Operating Engineers Local 3 and the Transbay Terminal
Organized Labor
Operating Engineers Local 3
Demolishing the Transbay Terminal
Demolition work provides instant gratification. As one operating engineer stated, When you arrive, there's a huge building, and at the end of the day, it's rubble. You can really see what you did that day. Some workers take photographs of the building they are about to destroy so they have a record of what they did, because once the building's gone, it's gone.
Demolition is the most dangerous part of a project, because it is the most unpredictable. When a 9000-pound wrecking ball hits a a concrete pillar, the concrete explodes. Dodging flying concrete is part of the crane operator's job.

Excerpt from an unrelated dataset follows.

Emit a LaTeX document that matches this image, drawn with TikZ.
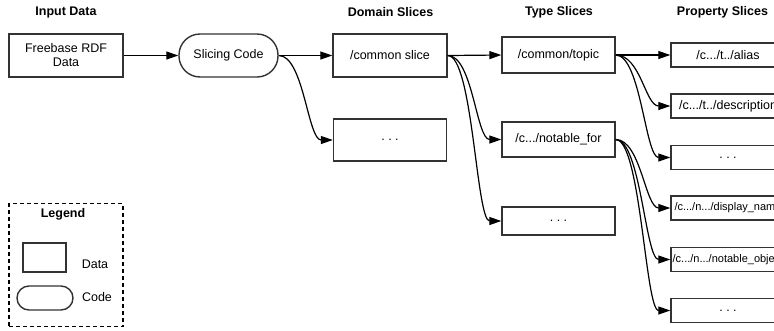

Fallen skyscrapers create a riverbed of waist-high concrete chunks. Transversing the construction site at that point is like hopping from one unsteady boulder to the next. The concrete is eventually ground up and recycled.
On the Job Site visited Operating Engineers Local 3 members as they demolished the old Transbay Terminal to prepare the site for the building of what will become the mega transportation hub of the Bay Area. When completed, it will be the Grand Central Station of the west coast, connecting metro, buses and light rail.
Local 3 represents not only heavy equipment operators, but also construction inspectors, testers, and surveyors. Local 3 has 40,000 members and covers Northern California, Northern Nevada, Hawaii and Utah, making it the largest construction trades local in the United States.